これは車のハンドルのあそびやサスペンションのように、衝撃から守るバネのような存在です。
例えば、指を自力で反ってみてください。それが限界に思えても、反対の指で押すと、わずかにまだ反れるはずです。
このわずかな範囲(これ以上は動かせないギリギリの手前位)
それが「関節のあそび」です。
この、ごくわずか1ミリ位の動きが、私たちの身体に重要な役割を果たしています。
逆に、これが低下すると、さまざまな不調を引き起こしてしまいます。
例えるなら、ドアの蝶番がさびてギシギシしているような状態です。これだとドアの開け閉めに普段より、余計な力が必要になります。

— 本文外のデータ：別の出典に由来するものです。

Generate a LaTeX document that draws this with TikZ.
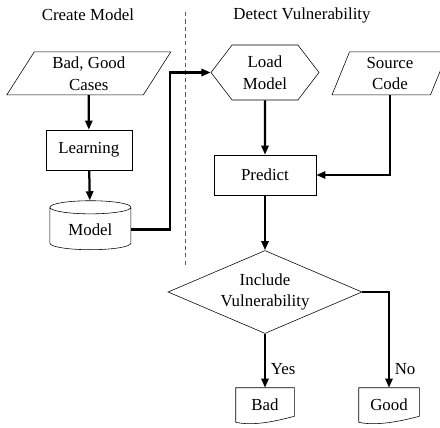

それが負担となり、ドアの故障につながるかもしれません。

関節も同様です。関節が油切れの状態だと、動かすのに筋肉などに負担がかかり痛みを引き起こす原因となります。
また、関節は固いだけでなく、緩い場合もあります。
これも「関節のあそび」がない状態です。
ネジが緩くてグラグラしているイメージです。この場合、安定させるために何かで支えなければいけません。
このような状態が身体にも起こります。

例えば、むち打ち症で首の関節が緩くなってしまい、それを安定させるために首や肩の筋肉で支える。その結果、肩や首がこる。
肩の筋肉をほぐすだけでは肩こりが改善しない場合があるのは、そのためです。
当店ではこの「関節のあそび」を、多くの痛みの原因と考えています。
この関節のあそびが正常に機能していれば、多少歪んでいても痛みは生じません。
実際、ストレートネックや側彎症など、変形している方でも、施術でそれらが変化しなくても痛みは消えます。(もちろん、施術で形状そのものが改善されることもあります)
歪みなどの形状より、機能が大事ということです。

痛い所=原因とは限らない

「関節のあそび」が重要なのはわかりました。問題は痛みの原因がどこにあるか?です。
まず思い浮かぶのは、肩こりなら肩、腰痛なら腰といった具合で、痛い所に問題がある可能性です。
確かにそれもあります。私も腰が疲れることはありますが、そんな時は腰の筋肉を自分でほぐしたりします。すると、すぐに良くなってしまいます。
もっとも、これは軽度の場合、さらに全身のバランスが整っていればこそです。
多くの痛みは、このバランスが崩れることによります。
このバランスが崩れた状態は、痛い所だけで起こっている訳ではありません。
むしろ、多くは別の部位にあります。
どういうことかというと、ある部位の関節(筋肉の場合も)が固くて上手く働かなくなると、その動きを他の部位がカバーして動くため、負担がかかり痛くなってしまう。

これは「代償作用」と呼ばれ、全身のいろいろな部位に起こる可能性があります。
これは運動不足やし過ぎ、姿勢の悪さや長時間同じ状態での労働、特定の動きを多用などによって起こります。これは原因としてイメージしやすいと思います。
実は、他にもケガが原因となることもあります。しかも、ずっと昔のケガでさえも。
例えば、骨折すると固定します。それによって関節の動きが悪くなったり、逆にむち打ち症などで首の関節が緩くなったり。
ケガ自体は治っていても、関節や靭帯などの機能は問題が残ってしまうことがあるのです。
このように、問題がどこにあるのか確かめるためにも、全身の調整が必要になってきます。